Corona and Globalization
We often talk about the term – Global. From experts to amateurs, global is a word which, in fact, is used globally. And with the term global, comes another related word that signifies the world today – GLOBALISATION.
Previously, a layman didn’t know the meaning of the word. Globalisation is simply the connection between different parts of the world, resulting in the expansion of international cultural, economic, and political activities. It is the movement and integration of goods and people among different countries. There are advantages and disadvantages of globalisation, all of which have economic, social, political, and cultural impacts.
In a country like India, where 65% of the population dwell in rural areas, explaining the term globalisation was impossible. But the rise of of the Coronavirus pandemic has made people aware, across every class and region, that a virus source which is believed to have started from a “wet market” in Wuhan, China, can and has affected 202 countries.
The disease, which became known as coronavirus disease 2019 (COVID-19), spread and developed into a worldwide pandemic in less than 40 days. An illness that infected one, in a place like China on December 27, 2019, has affected almost 9 lakh people in 90 days killing over 44,000 victims. The speed of the spread of COVID-19 in itself is a testimonial to the fact that we are now living in a highly compact and globalised world.

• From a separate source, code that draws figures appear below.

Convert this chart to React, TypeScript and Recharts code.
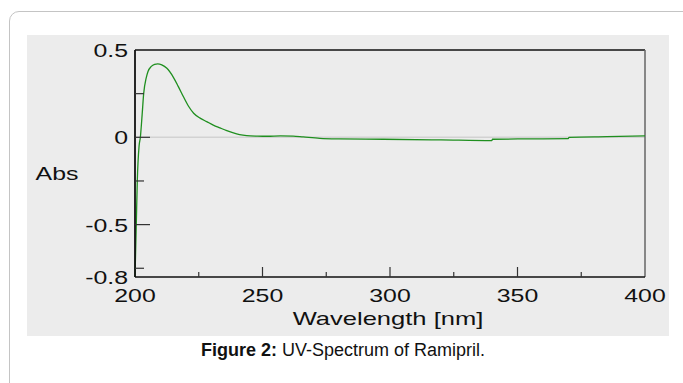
import React from "react";
import { LineChart, Line, XAxis, YAxis, ReferenceLine, Label } from "recharts";

// UV spectrum of Ramipril
const wavelength = [
  200, 200.1, 200.5, 200.9, 201.6, 202.1, 202.8, 203.4, 204.4, 205.1, 206.4, 207.7, 208.9, 210.5,
  212.5, 215, 217, 219, 221, 223, 225.5, 228.1, 230.7, 233.3, 236, 238.6, 241, 243.8, 248,
  252, 257, 262, 266, 272.5, 280, 297.4, 320, 339.9, 340.2, 355, 369.9, 370.2, 385, 400,
];
const absorbance = [
  -0.8, -0.74, -0.5, -0.25, -0.05, 0.0, 0.13, 0.25, 0.34, 0.377, 0.406, 0.418, 0.421, 0.415,
  0.395, 0.345, 0.29, 0.232, 0.178, 0.138, 0.11, 0.09, 0.07, 0.054, 0.038, 0.025, 0.016, 0.01, 0.007,
  0.006, 0.008, 0.007, 0.002, -0.006, -0.009, -0.011, -0.015, -0.019, -0.011, -0.009, -0.007, 0.0,
  0.004, 0.008,
];

const xTicks = [200, 225, 250, 275, 300, 325, 350, 375, 400];
const xLabels = [200, 250, 300, 350, 400];
const xMajor = [250, 300, 350];
const yTicks = [-0.8, -0.75, -0.5, -0.25, 0, 0.25, 0.5];
const yLabels = [-0.8, -0.5, 0, 0.5];
const yMajor = [-0.5, 0];

const data = wavelength.map((wl, i) => ({ wl, abs: absorbance[i] }));

const FONT = "'Liberation Sans', Arial, sans-serif";
const STRETCH = 1.42;

const XTick = (props: any) => {
  const { x, y, payload } = props;
  const v = payload.value;
  const showLine = v !== 200 && v !== 400;
  const len = xMajor.includes(v) ? 10 : 5;
  return (
    <g>
      {showLine && <line x1={x} y1={y} x2={x} y2={y - len} stroke="#333" strokeWidth={1.2} />}
      {xLabels.includes(v) && (
        <text
          transform={`translate(${x},${y + 25}) scale(${STRETCH},1)`}
          textAnchor="middle"
          fontSize={17.5}
          fontFamily={FONT}
          fill="#111"
        >
          {v}
        </text>
      )}
    </g>
  );
};

const YTick = (props: any) => {
  const { x, y, payload } = props;
  const v = payload.value;
  const showLine = v !== 0.5 && v !== -0.8;
  const len = yMajor.includes(v) ? 15 : 9;
  return (
    <g>
      {showLine && <line x1={x} y1={y} x2={x + len} y2={y} stroke="#333" strokeWidth={1.2} />}
      {yLabels.includes(v) && (
        <text
          transform={`translate(${x - 7},${y + 7}) scale(${STRETCH},1)`}
          textAnchor="end"
          fontSize={17.5}
          fontFamily={FONT}
          fill="#111"
        >
          {v}
        </text>
      )}
    </g>
  );
};

const AbsLabel = (props: any) => {
  const { viewBox } = props;
  const cy = viewBox.y + viewBox.height / 2;
  return (
    <text
      transform={`translate(${viewBox.x + 30},${cy + 16}) scale(${STRETCH},1)`}
      textAnchor="middle"
      fontSize={17.5}
      fontFamily={FONT}
      fill="#111"
    >
      Abs
    </text>
  );
};

const WlLabel = (props: any) => {
  const { viewBox } = props;
  const cx = viewBox.x + viewBox.width / 2;
  return (
    <text
      transform={`translate(${cx - 2},${viewBox.y + 48}) scale(${STRETCH},1)`}
      textAnchor="middle"
      fontSize={18}
      fontFamily={FONT}
      fill="#111"
    >
      Wavelength [nm]
    </text>
  );
};

export default function App() {
  return (
    <div style={{ position: "absolute", left: 0, top: 0, width: 683, height: 383, overflow: "hidden", background: "#fff" }}>
      <div
        style={{
          position: "absolute",
          left: 9,
          top: 11,
          width: 700,
          height: 400,
          border: "1px solid #c4c4c4",
          borderRadius: 10,
        }}
      />
      <div style={{ position: "absolute", left: 27, top: 35, width: 642, height: 301, background: "#ececec" }}>
        <LineChart width={642} height={301} data={data} margin={{ top: 15, right: 24, left: 0, bottom: 0 }}>
          <ReferenceLine y={0} stroke="#d2d2d2" strokeWidth={1.5} />
          <XAxis
            type="number"
            dataKey="wl"
            domain={[200, 400]}
            ticks={xTicks}
            interval={0}
            height={59}
            tickSize={0}
            tickMargin={0}
            tickLine={false}
            axisLine={{ stroke: "#111", strokeWidth: 1.6 }}
            tick={<XTick />}
            label={<Label content={<WlLabel />} />}
          />
          <YAxis
            type="number"
            domain={[-0.8, 0.5]}
            ticks={yTicks}
            interval={0}
            width={108}
            tickSize={0}
            tickMargin={0}
            tickLine={false}
            axisLine={{ stroke: "#111", strokeWidth: 1.8 }}
            tick={<YTick />}
            label={<Label content={<AbsLabel />} />}
          />
          <ReferenceLine y={0.5} stroke="#111" strokeWidth={1.5} />
          <ReferenceLine x={400} stroke="#666" strokeWidth={1.5} />
          <Line
            type="monotone"
            dataKey="abs"
            stroke="#1f8f1f"
            strokeWidth={1.3}
            dot={false}
            isAnimationActive={false}
          />
        </LineChart>
      </div>
      <div
        style={{
          position: "absolute",
          left: 0,
          top: 342,
          width: 686,
          textAlign: "center",
          fontFamily: FONT,
          fontSize: 18,
          lineHeight: "17.5px",
          color: "#111",
        }}
      >
        <b>Figure 2:</b> UV-Spectrum of Ramipril.
      </div>
    </div>
  );
}
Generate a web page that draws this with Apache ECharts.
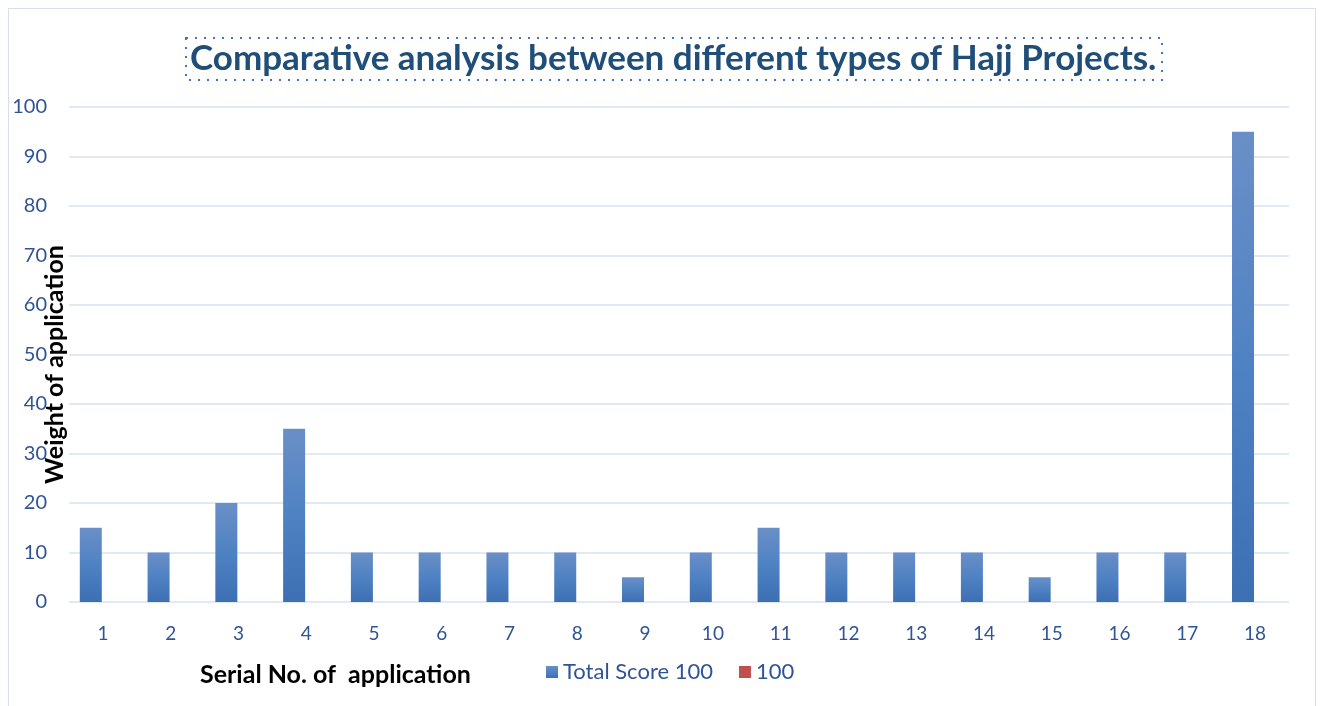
<!DOCTYPE html>
<html><head><meta charset="utf-8">
<script src="https://cdn.jsdelivr.net/npm/echarts@6/dist/echarts.min.js"></script>
<style>html,body{margin:0;padding:0;background:#fff;}#c{width:1320px;height:706px;}
#frame{position:absolute;left:8px;top:8px;width:1308px;height:720px;border:1.5px solid #D6DFEE;box-sizing:border-box;pointer-events:none;}</style>
</head><body><div id="c"></div><div id="frame"></div>
<script>
const categories = ['1','2','3','4','5','6','7','8','9','10','11','12','13','14','15','16','17','18'];
const totalScore = [15,10,20,35,10,10,10,10,5,10,15,10,10,10,5,10,10,95];
const series100 = [null,null,null,null,null,null,null,null,null,null,null,null,null,null,null,null,null,null];
const yTicks = [0,10,20,30,40,50,60,70,80,90,100];
const titleText = 'Comparative analysis between different types of Hajj Projects.';
const labelBlue = '#2F5496';
const chart = echarts.init(document.getElementById('c'));
chart.setOption({
  animation:false,
  textStyle:{fontFamily:'Lato'},
  title:{text:titleText,left:185,top:36,textStyle:{fontFamily:'Lato',fontWeight:'bold',fontSize:35,color:'#1F4E79'}},
  graphic:[
    {type:'rect',shape:{x:186,y:38,width:976,height:42},style:{fill:'none',stroke:'#4472C4',lineWidth:2,lineDash:[2,7]}},
    {type:'text',left:200,top:662,style:{text:'Serial No. of  application',fontFamily:'Lato',fontWeight:'bold',fontSize:25,fill:'#000'}}
  ],
  legend:{left:541,top:656,itemWidth:12,itemHeight:12,itemGap:26,icon:'rect',
    textStyle:{fontFamily:'Lato',fontSize:22,color:labelBlue},
    data:['Total Score 100','100']},
  grid:{left:69,right:31,top:107,bottom:104,containLabel:false,outerBoundsMode:'none'},
  xAxis:{type:'category',data:categories,axisLine:{show:false},axisTick:{show:false},
    axisLabel:{color:labelBlue,fontSize:19,margin:22,fontFamily:'Lato'}},
  yAxis:{type:'value',min:0,max:100,interval:10,
    name:'Weight of application',nameLocation:'middle',nameGap:2,nameRotate:90,nameMoveOverlap:false,
    nameTextStyle:{fontFamily:'Lato',fontWeight:'bold',fontSize:25,color:'#000',padding:[0,20,0,0]},
    axisLabel:{color:labelBlue,fontSize:20,margin:22,fontFamily:'Lato'},
    splitLine:{lineStyle:{color:'#D9E2F3',width:1.5}}},
  series:[
    {name:'Total Score 100',type:'bar',data:totalScore,barWidth:22,barGap:'10%',
      itemStyle:{color:new echarts.graphic.LinearGradient(0,0,0,1,[{offset:0,color:'#6A8FC7'},{offset:0.5,color:'#4F82C3'},{offset:1,color:'#3D6FB3'}])}},
    {name:'100',type:'bar',data:series100,barWidth:22,itemStyle:{color:'#C0504D'}}
  ]
});
</script></body></html>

For the longest time, during an outbreak such as this, the developed countries usually stood strong. In the case of COVID-19, however, it has impacted all and sundry and has rapidly become a matter of great concern. The policymakers and experts are working day in and day out to resist this virus. Medical scientists, researchers and specialists are working rigorously to find a vaccine and prevent it.
The coronavirus pandemic is having destructive repercussions for corporations and businesses that have benefitted from economic interdependence supported by cross-border supply chains. And China is the world’s most extensive production base that lies at the heart of many supply chains. Since the outbreak of the coronavirus, many companies that were dependent on China have been hit hard. Meanwhile, the tourism sectors of South Asian countries, including India, that has profited from the massive influx of tourists in recent years have been severely impacted by lockdowns across borders. These signs are vital to deduce that the economic front of developing countries is going to take a hit for a significant amount of time. The same goes for the developed countries.
There are two sides to the globalisation coin. On the negative side, though, it can cause global disparities, enable international terrorism and cross-border crime, and allow a rapid spread of the disease. Like the SARS outbreak in 2003. Still, compared to the start of this century, the cross-border movement of people has increased dramatically, and the speed of the spread of this novel coronavirus has been of an entirely different order. About 1.5 million NRI have returned to India within one month of the COVID-19 outbreak. This alone is an example of the affluence of cross border settlement of people due to globalisation.
On the positive side, the cross-border flow of people, goods, money and information creates new wealth and opportunity. All said, there is still a certain amount of stability in the economy because of the advancement of technology, which is a by-product of globalisation. But to precisely explain the global economic position of the world, we have to wait till the world completely resists the virus globally, putting an end to it!